Licencier par communiqué de presse, c’est interdit même chez Canal + !
C'est un principe bien connu de droit du travail que semble ignorer la société Canal + : tout licenciement doit être notifié au salarié par une lettre recommandée qui en indique les motifs. À défaut, le licenciement est systématiquement jugé sans cause réelle et sérieuse.
Un licenciement annoncé par communiqué…
Point de départ de cette affaire. Au printemps 2016, l'animatrice de télévision, chargée de présenter l’émission « Le Grand Journal » sur Canal +, Maïtena Biraben manifeste publiquement son opposition à la ligne éditoriale de l’émission. Quelques semaines plus tard, la chaîne cryptée publie un communiqué de presse relatif à la grille des programmes de rentrée. La salariée, pourtant recrutée pour présenter « Le Grand Journal », est remplacée dans ses fonctions d'animatrice de l'émission. Pire, elle ne figure sur aucune autre émission de la grille de rentrée. Estimant avoir fait l'objet d'un licenciement verbal, donc illicite, la salariée porte l'affaire en justice.

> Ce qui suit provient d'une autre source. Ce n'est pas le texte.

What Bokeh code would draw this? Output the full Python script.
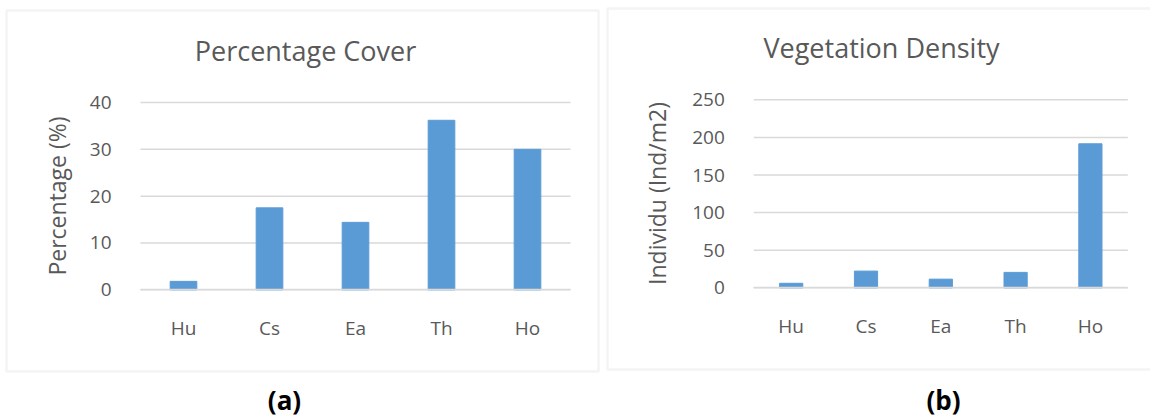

Sans surprise, elle obtient gain de cause.
… donc jugé sans cause réelle et sérieuse
La société Canal + n'ayant même pas fait l'effort de proposer à la salariée un poste équivalent, les juges en déduisent une volonté claire de l'employeur de rompre le contrat de travail. Ce licenciement de fait (ou licenciement verbal) ne peut être régularisé par l’envoi postérieur d’une lettre envoyée en recommandé ; ce qui le rend automatiquement sans cause réelle et sérieuse.
Considérant que le délai de préavis court à compter de la manifestation de volonté de l'employeur de rompre le contrat de travail, les juges font remonter son point de départ à juin 2016, date du communiqué de presse dévoilant la grille de rentrée.
Au total, c'est plus de 3,4 millions d'euros d'indemnités qui devront être versés à la salariée (Cass. soc. 22 mars 2023, n° 21-21.104).
À savoir Quelques points clefs sur le préavis de licenciement
Sauf en cas de licenciement pour faute grave ou faute lourde, tout salarié licencié a droit à un préavis, délai de « sécurité » en quelque sorte avant la rupture effective du contrat de travail.
⇒ La durée de ce préavis varie en fonction de l'ancienneté du salarié et des dispositions de la convention collective, le cas échéant applicable : 1 mois minimum lorsque le salarié a entre 6 mois et 2 ans d'ancienneté, 2 mois minimum au-delà (art. L. 1234-1 C. trav.).
⇒ À quelle date démarre le préavis ? Son point de départ commence le jour où l'employeur manifeste sa volonté de rompre le contrat. En présence d'un licenciement « classique », effectué par lettre recommandée, il s'agit donc de la date de la première présentation de la lettre par les services postaux au domicile du salarié (art. L. 1234-3 C. trav.), et non de la date à laquelle le salarié, absent de son domicile, va chercher sa lettre à la poste.